Our results showed that while in cattle farms outbreeding was common, inbreeding dominated small ruminant production. This presents a significant constraint to small ruminant production in light of a number of studies reporting poor performance being associated with the practice of inbreeding (Fahmy and Shrestha 2000; Hermas et al. 1987; Muasya et al. 2006). However, the direct effect of inbreeding, in particular impacts on body condition score, needs to be further investigated. Sheep and goat farmers seem to be unaware of benefits of outbreeding, or poor animal performance due to inbreeding might not be important for the sale of animals. Highlighting the benefits of outbreeding on cattle farms might be able to convince small ruminant farmers to change their breeding practices.

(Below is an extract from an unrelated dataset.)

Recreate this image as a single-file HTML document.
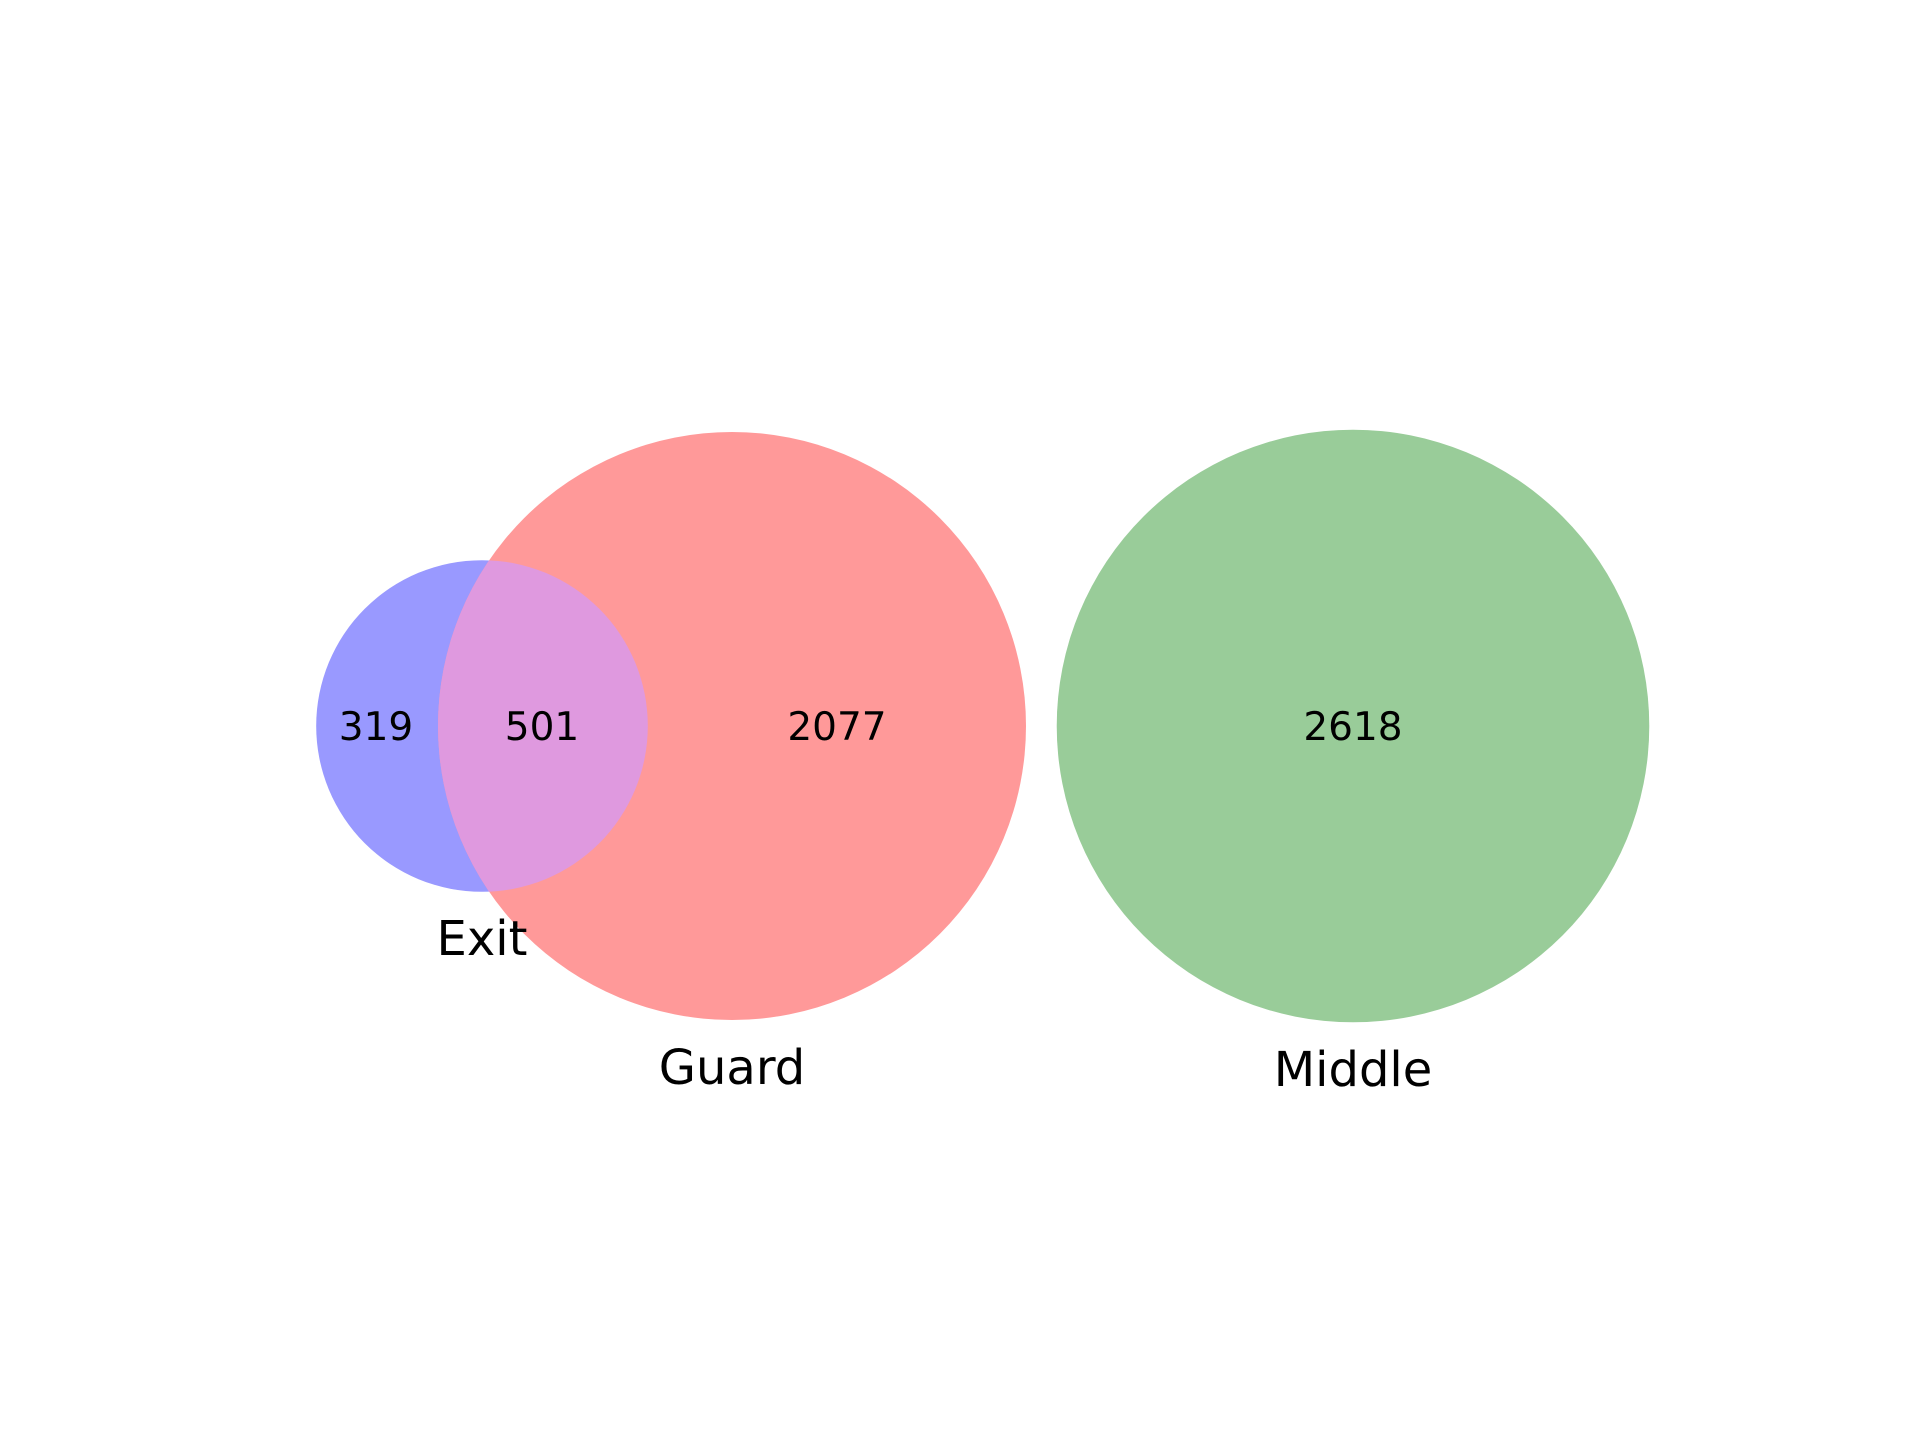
<!DOCTYPE html>
<html>
<head>
<meta charset="utf-8">
<style>
  html,body{margin:0;padding:0;background:#fff;}
  svg{display:block;}
  text{font-family:"DejaVu Sans","Liberation Sans",sans-serif;fill:#000;}
</style>
</head>
<body>
<svg id="chart" width="1920" height="1440" viewBox="0 0 1920 1440" xmlns="http://www.w3.org/2000/svg">
  <rect width="1920" height="1440" fill="#fff"/>
</svg>
<script>
const setNames = ["Exit", "Guard", "Middle"];
const setTotals = [820, 2578, 2618];
const regionLabels = ["319", "501", "2077", "2618"];

const NS = "http://www.w3.org/2000/svg";
const svg = document.getElementById("chart");
const k = 294 / Math.sqrt(2578);
const cy = 726;
const centersX = [482, 732, 1353];
const colors = ["#9999ff", "#ff9999", "#99cc99"];
const radii = setTotals.map(t => k * Math.sqrt(t));

const defs = document.createElementNS(NS, "defs");
const cp = document.createElementNS(NS, "clipPath");
cp.setAttribute("id", "exitClip");
const cpc = document.createElementNS(NS, "circle");
cpc.setAttribute("cx", centersX[0]); cpc.setAttribute("cy", cy); cpc.setAttribute("r", radii[0]);
cp.appendChild(cpc); defs.appendChild(cp); svg.appendChild(defs);

for (let i = 0; i < 3; i++) {
  const c = document.createElementNS(NS, "circle");
  c.setAttribute("cx", centersX[i]); c.setAttribute("cy", cy); c.setAttribute("r", radii[i]);
  c.setAttribute("fill", colors[i]);
  
  
  svg.appendChild(c);
}
const ov = document.createElementNS(NS, "circle");
ov.setAttribute("cx", centersX[1]); ov.setAttribute("cy", cy); ov.setAttribute("r", radii[1]);
ov.setAttribute("fill", "#df99df");
ov.setAttribute("clip-path", "url(#exitClip)");


svg.appendChild(ov);

const labelX = [376, 542, 837, 1353];
regionLabels.forEach((t, i) => {
  const tx = document.createElementNS(NS, "text");
  tx.setAttribute("x", labelX[i]); tx.setAttribute("y", cy + 14);
  tx.setAttribute("text-anchor", "middle"); tx.setAttribute("font-size", "39");
  tx.textContent = t;
  
  
  svg.appendChild(tx);
});
const setLabelY = [955, 1084, 1086];
setNames.forEach((n, i) => {
  const tx = document.createElementNS(NS, "text");
  tx.setAttribute("x", centersX[i]); tx.setAttribute("y", setLabelY[i]);
  tx.setAttribute("text-anchor", "middle"); tx.setAttribute("font-size", "48");
  tx.textContent = n;
  
  
  svg.appendChild(tx);
});
</script>
</body>
</html>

Although our study is the first to describe livestock husbandry practices in the CDZ of Myanmar, it also had a number of limitations. Firstly, data were collected on a memory recall by farmers which might affect the precision of the data collected. Secondly, herd and flock size information was collected for a single time point, which might not allow us to identify the seasonal variation of herd and flock sizes. And finally, our study mainly focused on the most common livestock species in CDZ, namely cattle, small ruminants and village chickens, but other livestock such as pigs and ducks are also raised in this areas (FAO 2011a).

Conclusions

Our study has shown that multispecies rearing by households is common in Myanmar’s CDZ and species-specific husbandry practices are implemented by farmers to reduce nutritional and health stresses. Although, some practices that are beneficial for one livestock species (e.g. supply of supplementary feed, provision of shelters and outbredding) are seldom applied to other species within the same household, despite the benefits these would likely bring. This highlights the need to evaluate the household’s entire livestock production ‘system’ and that extension training should consider all livestock species raised in a household. Furthermore, under the harsh climatic conditions in the CDZ, the provision of grazing areas and water are the biggest challenges to livestock farmers. Policy makers have to consider these constraints identified in this study to develop guidelines for sustainable livestock production and livestock-based food security in the CDZ of Myanmar.